U.S. CIS, led by its CIO Mark Schwartz, has been ahead of most of the other components in trying out a different approach to system development. Schwartz said recently in an interview with Federal News Radio that he’s breaking the modernization effort into pieces, moving it to the cloud, making updates and then making that service available to the agency. He said eventually, the new pieces of the system become an entire system in their own right.
McCormack said USCIS’s efforts really are considered the alpha stage of where DHS as a whole is heading.
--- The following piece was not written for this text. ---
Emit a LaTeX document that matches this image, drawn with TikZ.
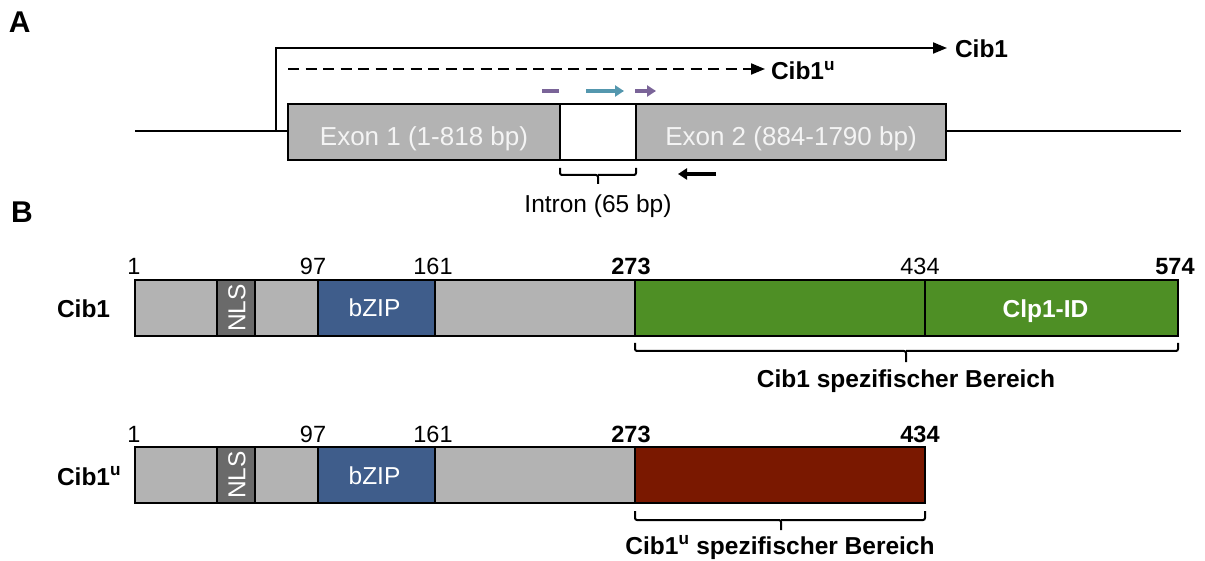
\documentclass[tikz,border=0pt]{standalone}
\usepackage{fontspec}
\setmainfont{Liberation Sans}
\usetikzlibrary{arrows.meta,calc}
\definecolor{boxgray}{HTML}{B3B3B3}
\definecolor{nlsgray}{HTML}{6A6A6A}
\definecolor{bzipblue}{HTML}{3F5D8B}
\definecolor{cibgreen}{HTML}{4E8F25}
\definecolor{cibred}{HTML}{7A1800}
\definecolor{primpurple}{HTML}{7A6498}
\definecolor{primteal}{HTML}{5497AE}
\definecolor{exontext}{HTML}{F4F4F4}
\newcommand\fsnum{\fontsize{23.5}{26}\selectfont}
\newcommand\fslab{\fontsize{24.5}{28}\selectfont}
\newcommand\fsexon{\fontsize{26}{30}\selectfont}
\newcommand\fspanel{\fontsize{30}{34}\selectfont\bfseries}
\begin{document}
\begin{tikzpicture}[x=1pt,y=-1pt,
  seg/.style={draw=black,line width=2.2pt,inner sep=0pt,outer sep=0pt,minimum height=56pt,anchor=north west},
  txt/.style={inner sep=0pt,outer sep=0pt,anchor=base},
  numlbl/.style={txt,font=\fsnum},
  boldnum/.style={txt,font=\fsnum\bfseries},
  bline/.style={line width=2pt,line cap=rect},
  brk/.style={line width=2pt,rounded corners=2pt},
  tri/.style={-{Triangle[length=14pt,width=11pt]}},
  primer/.style={line width=4pt},
  ptip/.style={-{Triangle[length=9pt,width=11pt]}}
]
\useasboundingbox (0,0) rectangle (1205,561);

% ---------------- Panel A ----------------
\node[txt,anchor=base west,font=\fspanel] (pA) at (9,33) {A};

\node[seg,fill=boxgray,minimum width=272pt] (ex1) at (288,104) {};
\node[seg,fill=white,minimum width=76pt] (intr) at (ex1.north east) {};
\node[seg,fill=boxgray,minimum width=310pt] (ex2) at (intr.north east) {};
\node[txt,font=\fsexon,text=exontext] (ex1t) at ($(ex1.center)+(0,14)$) {Exon 1 (1-818 bp)};
\node[txt,font=\fsexon,text=exontext] (ex2t) at ($(ex2.center)+(0,14)$) {Exon 2 (884-1790 bp)};

\coordinate (gl) at (136,131);
\coordinate (gr) at (1180,131);
\draw[bline] (gl) -- (ex1.west |- gl);
\draw[bline] (ex2.east |- gr) -- (gr);

% transcription start
\coordinate (ts) at (276,131);
\coordinate (tc) at (276,48);
\coordinate (te) at (947,48);
\node[txt,anchor=base west,font=\fslab\bfseries] (lcib1) at (955,58) {Cib1};
\draw[line width=2pt,tri] (ts) -- (tc) -- (te);

\coordinate (ds) at (288,69);
\coordinate (de) at (765,69);
\node[txt,anchor=base west,font=\fslab\bfseries] (lcib1u) at (771,80) {Cib1\textsuperscript{u}};
\draw[line width=2pt,dash pattern=on 11pt off 6.5pt,tri] (ds) -- (de);

% primers
\coordinate (p1a) at (542,91);
\coordinate (p1b) at (559,91);
\draw[primer,primpurple] (p1a) -- (p1b);
\coordinate (p2a) at (586,91);
\coordinate (p2b) at (624,91);
\draw[primer,primteal,ptip] (p2a) -- (p2b);
\coordinate (p3a) at (635,91);
\coordinate (p3b) at (656,91);
\draw[primer,primpurple,ptip] (p3a) -- (p3b);
\coordinate (p4a) at (716,174);
\coordinate (p4b) at (678,174);
\draw[line width=3.5pt,black,ptip] (p4a) -- (p4b);

% intron bracket
\coordinate (ib1) at ($(intr.south west)+(0,8)$);
\coordinate (ib2) at ($(intr.south east)+(0,8)$);
\draw[brk] (ib1) -- ++(0,7) -- ($(ib1)!0.5!(ib2)+(0,7)$) -- ($(ib1)!0.5!(ib2)+(0,16)$);
\draw[brk] ($(ib1)!0.5!(ib2)+(0,7)$) -- ($(ib2)+(0,7)$) -- (ib2);
\node[txt,font=\fslab] (intrt) at (598,213) {Intron (65 bp)};

% ---------------- Panel B ----------------
\node[txt,anchor=base west,font=\fspanel] (pB) at (11,223) {B};

% Cib1 bar
\node[seg,fill=boxgray,minimum width=82pt] (a1) at (135,280) {};
\node[seg,fill=nlsgray,minimum width=38pt] (a2) at (a1.north east) {};
\node[seg,fill=boxgray,minimum width=63pt] (a3) at (a2.north east) {};
\node[seg,fill=bzipblue,minimum width=117pt] (a4) at (a3.north east) {};
\node[seg,fill=boxgray,minimum width=200pt] (a5) at (a4.north east) {};
\node[seg,fill=cibgreen,minimum width=290pt] (a6) at (a5.north east) {};
\node[seg,fill=cibgreen,minimum width=253pt] (a7) at (a6.north east) {};

\node[txt,rotate=90,font=\fslab,text=white,anchor=center] (nls1) at ($(a2.center)+(1,0)$) {NLS};
\node[txt,font=\fslab,text=white] (bz1) at ($(a4.center)+(-2,9)$) {bZIP};
\node[txt,font=\fslab\bfseries,text=white] (clp) at ($(a7.center)+(-6,10)$) {Clp1-ID};
\node[txt,anchor=base west,font=\fslab\bfseries] (lc1) at (57,318) {Cib1};

\node[numlbl] (n1a) at (134,275) {1};
\node[numlbl] (n2a) at (313,275) {97};
\node[numlbl] (n3a) at (433,275) {161};
\node[boldnum] (n4a) at (631,275) {273};
\node[numlbl] (n5a) at (920,275) {434};
\node[boldnum] (n6a) at (1175,275) {574};

% Cib1 bracket
\coordinate (cb1) at ($(a6.south west)+(0,7)$);
\coordinate (cb2) at ($(a7.south east)+(0,7)$);
\coordinate (cbm) at (906,351);
\draw[brk] (cb1) -- (cb1 |- cbm) -- (cbm) -- ++(0,11);
\draw[brk] (cbm) -- (cb2 |- cbm) -- (cb2);
\node[txt,font=\fslab\bfseries] (cspez) at (906,387) {Cib1 spezifischer Bereich};

% Cib1u bar
\node[seg,fill=boxgray,minimum width=82pt] (b1) at (135,447) {};
\node[seg,fill=nlsgray,minimum width=38pt] (b2) at (b1.north east) {};
\node[seg,fill=boxgray,minimum width=63pt] (b3) at (b2.north east) {};
\node[seg,fill=bzipblue,minimum width=117pt] (b4) at (b3.north east) {};
\node[seg,fill=boxgray,minimum width=200pt] (b5) at (b4.north east) {};
\node[seg,fill=cibred,minimum width=290pt] (b6) at (b5.north east) {};

\node[txt,rotate=90,font=\fslab,text=white,anchor=center] (nls2) at ($(b2.center)+(1,0)$) {NLS};
\node[txt,font=\fslab,text=white] (bz2) at ($(b4.center)+(-2,9)$) {bZIP};
\node[txt,anchor=base west,font=\fslab\bfseries] (lc2) at (57,485) {Cib1\textsuperscript{u}};

\node[numlbl] (n1b) at (134,442) {1};
\node[numlbl] (n2b) at (313,442) {97};
\node[numlbl] (n3b) at (433,442) {161};
\node[boldnum] (n4b) at (631,442) {273};
\node[boldnum] (n5b) at (920,442) {434};

% Cib1u bracket
\coordinate (ub1) at ($(b6.south west)+(0,8)$);
\coordinate (ub2) at ($(b6.south east)+(0,8)$);
\coordinate (ubm) at (781,520);
\draw[brk] (ub1) -- (ub1 |- ubm) -- (ubm) -- ++(0,10);
\draw[brk] (ubm) -- (ub2 |- ubm) -- (ub2);
\node[txt,font=\fslab\bfseries] (uspez) at (780,554) {Cib1\textsuperscript{u} spezifischer Bereich};
\end{tikzpicture}
\end{document}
“This is about agile. This is about continuous delivery. This is about modular capability. These are the common best practices that are available, that we’ve all learned and are tried and true in the private sector and have had a lot of success in the public sector, and we are trying to take the best of all that and bring it together,” he said. “We want it to be a common practice, an institutional practice.”
He said there is a lot to think about from testing to security to governance to speed to oversight.
“We want the friction level to be very low for the components and that is where the leadership at the department comes into play on the oversight, on the ability to acquire these goods and services very quickly so they can focus on delivery to mission,” McCormack said.
Correa said to reduce that friction from the beginning of the process her staff, McCormack’s staff and the component’s technology, acquisition and mission staffs get together to “white board” what the component is trying to buy and how industry sells that product or service—basically starting with the end first and working backwards.
“When we talk about agile development, there are multiple ways that we can structure the contract and how we design that structure will be largely driven by the project itself, how that project wants to work, how they want to place their orders and how they want to deliver the ultimate product or service,” she said. “When we talk about building the procurement, instead of focusing on how we structure the contract to make the buy, we go into the next step which is how are you going to use the contract once it’s awarded? That is essential. If I understand the who, what, where, why and how you are going to want to order, then I can structure the contract right in the first place.”
Correa said then it’s a matter of laying out their vision and concept to industry to get feedback. By the time DHS goes out with a solicitation, it understands the best way to make the program work.
McCormack said real-time access, good competition, the ability to consume the technology by the drink or by the slice, and the ability to update technology when necessary are the hallmarks of the approach.
Beyond moving to an agile or iterative approach to projects, McCormack said he’s also focused on cybersecurity, including implementing the continuous diagnostics and mitigation (CDM) program.
He said DHS is piloting the first piece of CDM in the National Capital area.
“We will get through that sometime in early May and focus is to have that fully implemented across the department by the end of this fiscal year,” McCormack said. “It’s going very well, and as we learn and experience different things we give that feedback early to National Protection and Programs Directorate (NPPD) so they can use that and roll into the other agencies that are rolling that out.”
McCormack said DHS also recently restructured its data center contracts to buy the services based on usage or consumption.
“That’s the first step into this open source, open market capability where we will use our private cloud services when that makes sense and we will also get access to the public cloud services using FedRAMP, and we will have a hybrid configuration. We are trying to lay a framework down so when it makes sense to use our private cloud services they are available, economically viable and you have ready access to it. You also have same sort of capability in the public cloud when it makes sense to hybrid into that public cloud service that will be available.”